Il caporalato è un fenomeno che caratterizza ancora oggi le campagne italiane. Dopo un’attenuazione, negli ultimi 15-20 anni tale fenomeno è tornato alla ribalta con una degenerazione dello sfruttamento della manodopera a causa soprattutto dei flussi migratori. Il caporalato detiene oggi nel Mezzogiorno un monopolio nell’attività di mediazione, ma il fenomeno è in aumento anche nelle Regioni del Centro-Nord.

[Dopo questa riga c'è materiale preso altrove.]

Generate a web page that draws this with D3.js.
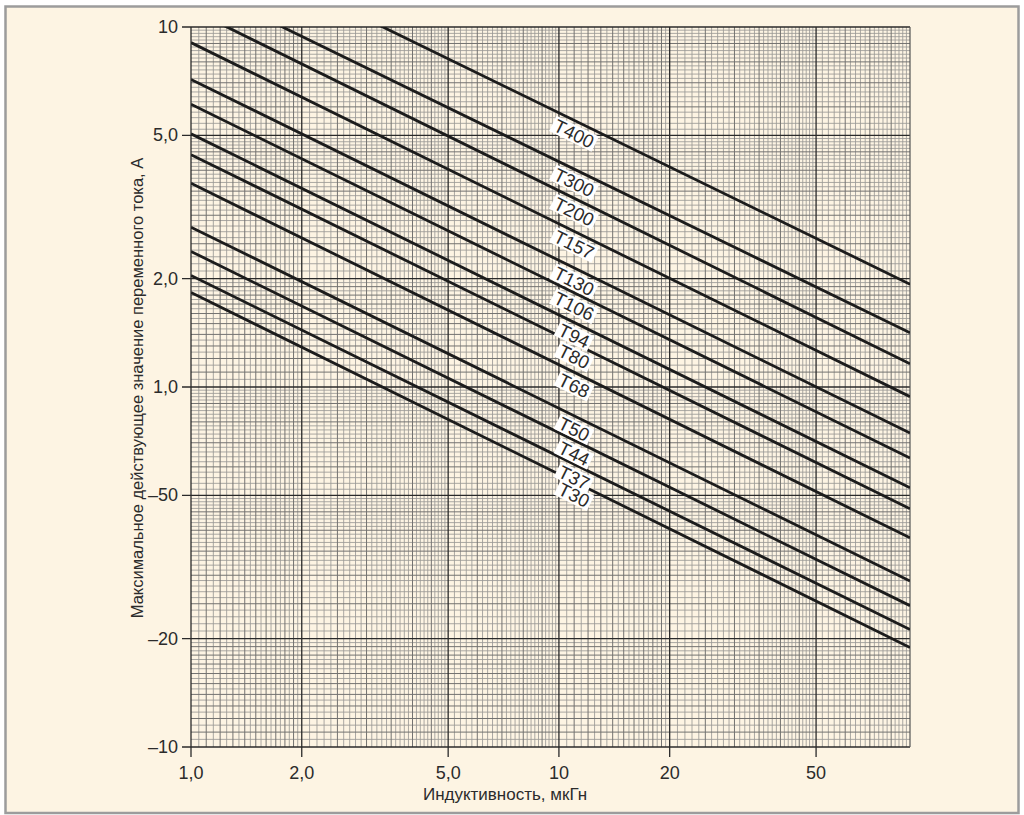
<!DOCTYPE html>
<html>
<head>
<meta charset="utf-8">
<script src="https://cdn.jsdelivr.net/npm/d3@7"></script>
<style>
  body { margin: 0; background: #fff; }
  svg { display: block; }
  text { font-family: "Liberation Sans Narrow", "Arial Narrow", "Liberation Sans", Arial, sans-serif; fill: #2b2b2b; }
</style>
</head>
<body>
<div id="chart"></div>
<script>
// toroid cores, max AC current vs inductance (log-log)
const seriesNames = ["T400", "T300", "T200", "T157", "T130", "T106", "T94", "T80", "T68", "T50", "T44", "T37", "T30"];
// current (A) read at L = 1,0 uH and at the right edge L = 90 uH
const currentAt1 = [18.2, 13.3, 11.2, 9.05, 7.15, 6.1, 5.05, 4.42, 3.68, 2.78, 2.38, 2.04, 1.83];
const currentAt90 = [1.93, 1.415, 1.16, 0.94, 0.745, 0.635, 0.525, 0.459, 0.381, 0.289, 0.247, 0.212, 0.189];

const xTickValues = [1, 2, 5, 10, 20, 50];
const xTickLabels = ["1,0", "2,0", "5,0", "10", "20", "50"];
const yTickValues = [10, 5, 2, 1, 0.5, 0.2, 0.1];
const yTickLabels = ["10", "5,0", "2,0", "1,0", "–50", "–20", "–10"];

const width = 1024, height = 815;
const plotLeft = 191, plotRight = 910, plotTop = 27, plotBottom = 747;

const svg = d3.select("#chart").append("svg")
    .attr("width", width)
    .attr("height", height);

// frame
svg.append("rect")
    .attr("x", 5.5).attr("y", 6.5)
    .attr("width", 1013).attr("height", 806.5)
    .attr("fill", "#fdf4e3")
    .attr("stroke", "#9c9c9c")
    .attr("stroke-width", 2.5);

const x = d3.scaleLog().domain([1, 90]).range([plotLeft, plotRight]);
const y = d3.scaleLog().domain([0.1, 10]).range([plotBottom, plotTop]);

// graph paper grid
function gridValues(lo, hi) {
    let minor = [], mid = [];
    for (let dec = lo; dec < hi; dec *= 10) {
        let parts = [[1, 2, 0.05, 0.1], [2, 5, 0.1, 0.5], [5, 10, 0.2, 1]];
        parts.forEach(function (p) {
            let n = Math.round((p[1] - p[0]) / p[2]);
            for (let i = 1; i < n; i++) {
                let v = p[0] + i * p[2];
                let k = Math.round((v - p[0]) / p[3] * 1000) / 1000;
                if (Number.isInteger(k)) mid.push(v * dec); else minor.push(v * dec);
            }
        });
    }
    return { minor: minor, mid: mid };
}

const xg = gridValues(1, 100);
const yg = gridValues(0.1, 10);
const xMinor = xg.minor.filter(function (v) { return v < 90; });
const xMid = xg.mid.filter(function (v) { return v < 90; });

const grid = svg.append("g");

grid.append("g").selectAll("line")
    .data(xMinor)
    .enter().append("line")
    .attr("x1", function (d) { return x(d); }).attr("x2", function (d) { return x(d); })
    .attr("y1", plotTop).attr("y2", plotBottom)
    .attr("stroke", "#9b9996").attr("stroke-width", 0.85);

grid.append("g").selectAll("line")
    .data(yg.minor)
    .enter().append("line")
    .attr("y1", function (d) { return y(d); }).attr("y2", function (d) { return y(d); })
    .attr("x1", plotLeft).attr("x2", plotRight)
    .attr("stroke", "#9b9996").attr("stroke-width", 0.85);

grid.append("g").selectAll("line")
    .data(xMid)
    .enter().append("line")
    .attr("x1", function (d) { return x(d); }).attr("x2", function (d) { return x(d); })
    .attr("y1", plotTop).attr("y2", plotBottom)
    .attr("stroke", "#737270").attr("stroke-width", 1);

grid.append("g").selectAll("line")
    .data(yg.mid)
    .enter().append("line")
    .attr("y1", function (d) { return y(d); }).attr("y2", function (d) { return y(d); })
    .attr("x1", plotLeft).attr("x2", plotRight)
    .attr("stroke", "#737270").attr("stroke-width", 1);

// major lines
grid.append("g").selectAll("line")
    .data(xTickValues)
    .enter().append("line")
    .attr("x1", function (d) { return x(d); }).attr("x2", function (d) { return x(d); })
    .attr("y1", plotTop).attr("y2", plotBottom + 10)
    .attr("stroke", "#2a2a2a").attr("stroke-width", 1.3);

grid.append("g").selectAll("line")
    .data(yTickValues)
    .enter().append("line")
    .attr("y1", function (d) { return y(d); }).attr("y2", function (d) { return y(d); })
    .attr("x1", plotLeft - 9).attr("x2", plotRight)
    .attr("stroke", "#2a2a2a").attr("stroke-width", 1.3);

grid.append("line")
    .attr("x1", plotRight).attr("x2", plotRight)
    .attr("y1", plotTop).attr("y2", plotBottom)
    .attr("stroke", "#555").attr("stroke-width", 1.2);

// tick labels
svg.append("g").selectAll("text")
    .data(xTickValues)
    .enter().append("text")
    .attr("x", function (d) { return x(d); })
    .attr("y", 779)
    .attr("text-anchor", "middle")
    .attr("font-size", 18)
    .text(function (d, i) { return xTickLabels[i]; });

svg.append("g").selectAll("text")
    .data(yTickValues)
    .enter().append("text")
    .attr("x", 178)
    .attr("y", function (d) { return y(d) + 6; })
    .attr("text-anchor", "end")
    .attr("font-size", 18)
    .text(function (d, i) { return yTickLabels[i]; });

// axis titles
svg.append("text")
    .attr("x", 505).attr("y", 800)
    .attr("text-anchor", "middle")
    .attr("font-size", 17)
    .text("Индуктивность, мкГн");

svg.append("text")
    .attr("transform", "translate(143," + 388 + ") rotate(-90)")
    .attr("text-anchor", "middle")
    .attr("font-size", 16.5)
    .text("Максимальное действующее значение переменного тока, А");

// curves
svg.append("clipPath").attr("id", "plot-clip")
    .append("rect")
    .attr("x", plotLeft).attr("y", plotTop)
    .attr("width", plotRight - plotLeft).attr("height", plotBottom - plotTop);

const lines = seriesNames.map(function (name, i) {
    return { name: name, points: [[1, currentAt1[i]], [90, currentAt90[i]]] };
});

const lineGen = d3.line()
    .x(function (d) { return x(d[0]); })
    .y(function (d) { return y(d[1]); });

svg.append("g")
    .attr("clip-path", "url(#plot-clip)")
    .selectAll("path")
    .data(lines)
    .enter().append("path")
    .attr("d", function (d) { return lineGen(d.points); })
    .attr("fill", "none")
    .attr("stroke", "#1c1c1c")
    .attr("stroke-width", 2.8);

// labels sitting just under each line
const labelX = 574;
const labels = svg.append("g").selectAll("g")
    .data(lines)
    .enter().append("g")
    .attr("transform", function (d) {
        let x0 = x(d.points[0][0]), y0 = y(d.points[0][1]);
        let x1 = x(d.points[1][0]), y1 = y(d.points[1][1]);
        let yy = y0 + (labelX - x0) * (y1 - y0) / (x1 - x0);
        let angle = Math.atan2(y1 - y0, x1 - x0) * 180 / Math.PI;
        return "translate(" + labelX + "," + (yy + 13.5) + ") rotate(" + angle + ")";
    });

labels.append("rect")
    .attr("fill", "#fff");

labels.append("text")
    .attr("text-anchor", "middle")
    .attr("y", 6.5)
    .attr("font-size", 18.5)
    .attr("fill", "#1d2430")
    .text(function (d) { return d.name; });

labels.each(function () {
    let g = d3.select(this);
    let b = g.select("text").node().getBBox();
    g.select("rect")
        .attr("x", b.x - 2.5).attr("y", -8.5)
        .attr("width", b.width + 5).attr("height", 17);
});
</script>
</body>
</html>
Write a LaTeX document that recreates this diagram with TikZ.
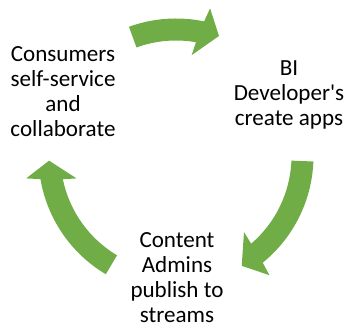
\documentclass[tikz,border=0pt]{standalone}
\usepackage{fontspec}
\setmainfont{Carlito}
\definecolor{cyclegreen}{HTML}{70AD47}

\begin{document}
\begin{tikzpicture}[x=0.75pt,y=0.75pt,
  every node/.style={align=center,font=\fontsize{17.3}{18.75}\selectfont},
  cyclearrow/.style={fill=cyclegreen}]
\useasboundingbox (0,0) rectangle (346,334);
\coordinate (C) at (176,178);
\node (consumers) at (63,242)  {Consumers\\self-service\\and\\collaborate};
\node (developer) at (289,239) {BI\\Developer\textquotesingle s\\create apps};
\node (admins)    at (177,56)  {Content\\Admins\\publish to\\streams};
\begin{scope}[shift={(C)}]
% consumers -> developer
\fill[cyclearrow] (110:137.5) arc[start angle=110,end angle=78.2,radius=137.5]
  -- (77:151.5) -- (70.3:127.5) -- (81.2:102) -- (80.05:115.5)
  arc[start angle=80.05,end angle=110,radius=115.5] -- cycle;
% developer -> admins
\fill[cyclearrow] (-2.3:137.5) arc[start angle=-2.3,end angle=-50.9,radius=137.5]
  -- (-51.9:151.5) -- (-59.1:128) -- (-48.2:102) -- (-49.4:115.5)
  arc[start angle=-49.4,end angle=-2.3,radius=115.5] -- cycle;
% admins -> consumers
\fill[cyclearrow] (239.3:137.5) arc[start angle=239.3,end angle=189.7,radius=137.5]
  -- (188.5:151.5) -- (182.1:127) -- (192.7:102) -- (191.6:115.5)
  arc[start angle=191.6,end angle=239.3,radius=115.5] -- cycle;
\end{scope}
\end{tikzpicture}
\end{document}
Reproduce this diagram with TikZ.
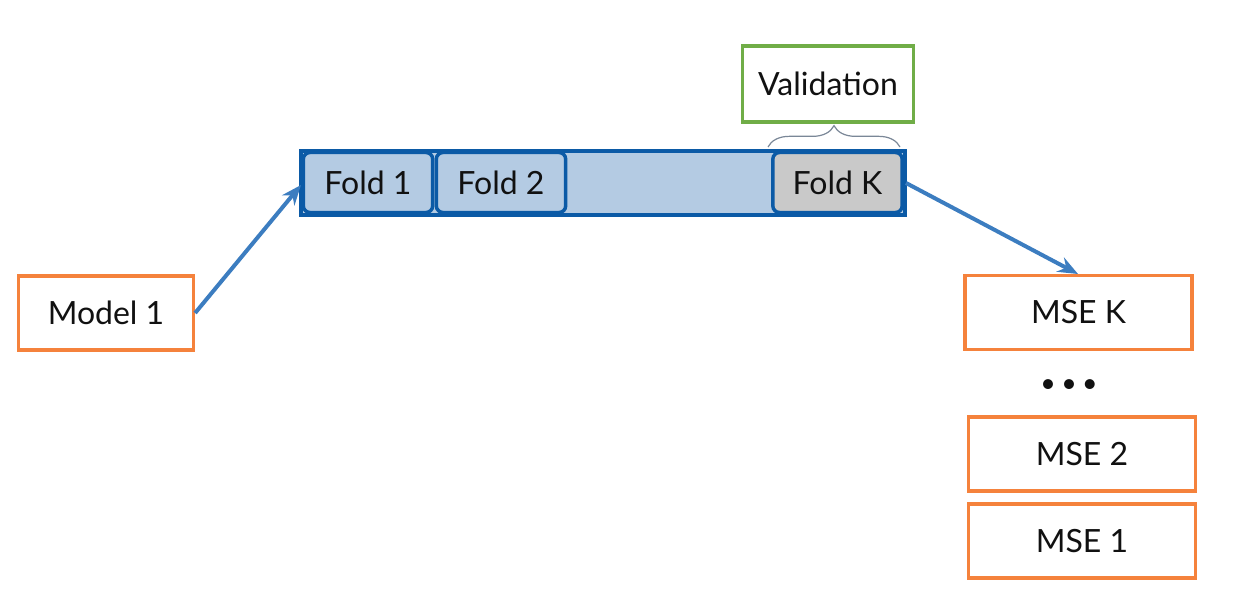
\documentclass[tikz,border=0pt]{standalone}
\usepackage{fontspec}
\setmainfont{Lato}
\usetikzlibrary{decorations.pathreplacing,arrows.meta}
\definecolor{barblue}{HTML}{0B5AA6}
\definecolor{lightblue}{HTML}{B4CBE3}
\definecolor{foldgray}{HTML}{C9C9C9}
\definecolor{orangeb}{HTML}{F5823C}
\definecolor{greenb}{HTML}{70AD47}
\definecolor{arrowblue}{HTML}{3C7DC0}
\definecolor{bracegray}{HTML}{7A8797}
\definecolor{textcol}{HTML}{111111}
\tikzset{
  lbl/.style={font=\fontsize{24}{28}\selectfont, text=textcol},
  orangebox/.style={lbl, draw=orangeb, line width=2.7pt, fill=white, minimum width=#1, minimum height=55.5pt, inner sep=0pt},
  foldbox/.style={lbl, draw=barblue, line width=2.6pt, rounded corners=5pt, minimum width=97pt, minimum height=45pt, inner sep=0pt},
  conn/.style={draw=arrowblue, line width=3pt, -{Stealth[length=15pt,width=12pt,inset=5pt]}},
}
\begin{document}
\begin{tikzpicture}[x=0.75pt,y=-0.75pt]
\useasboundingbox (0,0) rectangle (1239,610);
% bar
\node[draw=barblue, line width=3.4pt, fill=lightblue, minimum width=453pt, minimum height=48pt, inner sep=0pt] (bar) at (603,183) {};
\node[foldbox, fill=lightblue] (f1) at (368,182.5) {Fold 1};
\node[foldbox, fill=lightblue] (f2) at (501,182.5) {Fold 2};
\node[foldbox, fill=foldgray] (fk) at (837.5,182.5) {Fold K};
% validation
\node[lbl, draw=greenb, line width=2.7pt, fill=white, minimum width=128pt, minimum height=57pt, inner sep=0pt] (val) at (828,84) {Validation};
\coordinate (bl) at (768,147);
\coordinate (br) at (900,147);
\draw[bracegray, line width=0.9pt, decorate, decoration={brace, amplitude=16pt}] (bl) -- (br);
% model
\node[orangebox=131pt] (m1) at (106,313) {Model 1};
% MSE
\node[orangebox=170pt] (msek) at (1078.5,312.5) {MSE K};
\node[lbl, font=\fontsize{20}{24}\selectfont] (dots) at (1069,386) {\textbullet\hspace{4pt}\textbullet\hspace{4pt}\textbullet};
\node[orangebox=170pt] (mse2) at (1082,454) {MSE 2};
\node[orangebox=170pt] (mse1) at (1082,541) {MSE 1};
% connectors
\coordinate (a1) at (301,185);
\draw[conn] (m1.east) -- (a1);
\coordinate (a2s) at (906,183);
\coordinate (a2e) at (1078,274);
\draw[conn] (a2s) -- (a2e);
\end{tikzpicture}
\end{document}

Più di dodici ore di lavoro nei campi per un salario di 25-30 euro al giorno, meno di 2 euro e 50 l’ora. È la situazione in cui lavorano in Italia 400mila lavoratori sfruttati dal caporalato, stranieri nell’80% dei casi, coinvolti con salario giornaliero inferiore del 50% rispetto a quello previsto dai contratti nazionali. A questo vanno sottratti: il trasporto dei lavoratori (5 euro), l’acquisto di acqua e cibo, l’affitto degli alloggi, acquisto di medicinali. È quanto emerge da uno studio di The European House-Ambrosetti su dati Flai Cgil relativi al 2015, presentato al convegno di Assosomm-Associazione italiana delle agenzie per il lavoro “Attiviamo lavoro. Le potenzialità del lavoro in somministrazione nel settore dell’agricoltura”.
Alcuni dati allarmanti riguardano anche la tutela della salute dei lavoratori: almeno 10 le vittime del caporalato nell’estate 2015, il 72% dei lavoratori presenta malattie che prima dell’inizio della stagionalità non si erano manifestate, il 64% dei lavoratori non ha accesso all’acqua corrente.
Sono almeno 80 i distretti agricoli in cui si pratica il caporalato: in 33 sono state riscontrate condizioni di lavoro indecenti, in 22 sono state riscontrate condizioni di lavoro gravemente sfruttato, negli altri si consuma “solo” l’intermediazione illecita di manodopera.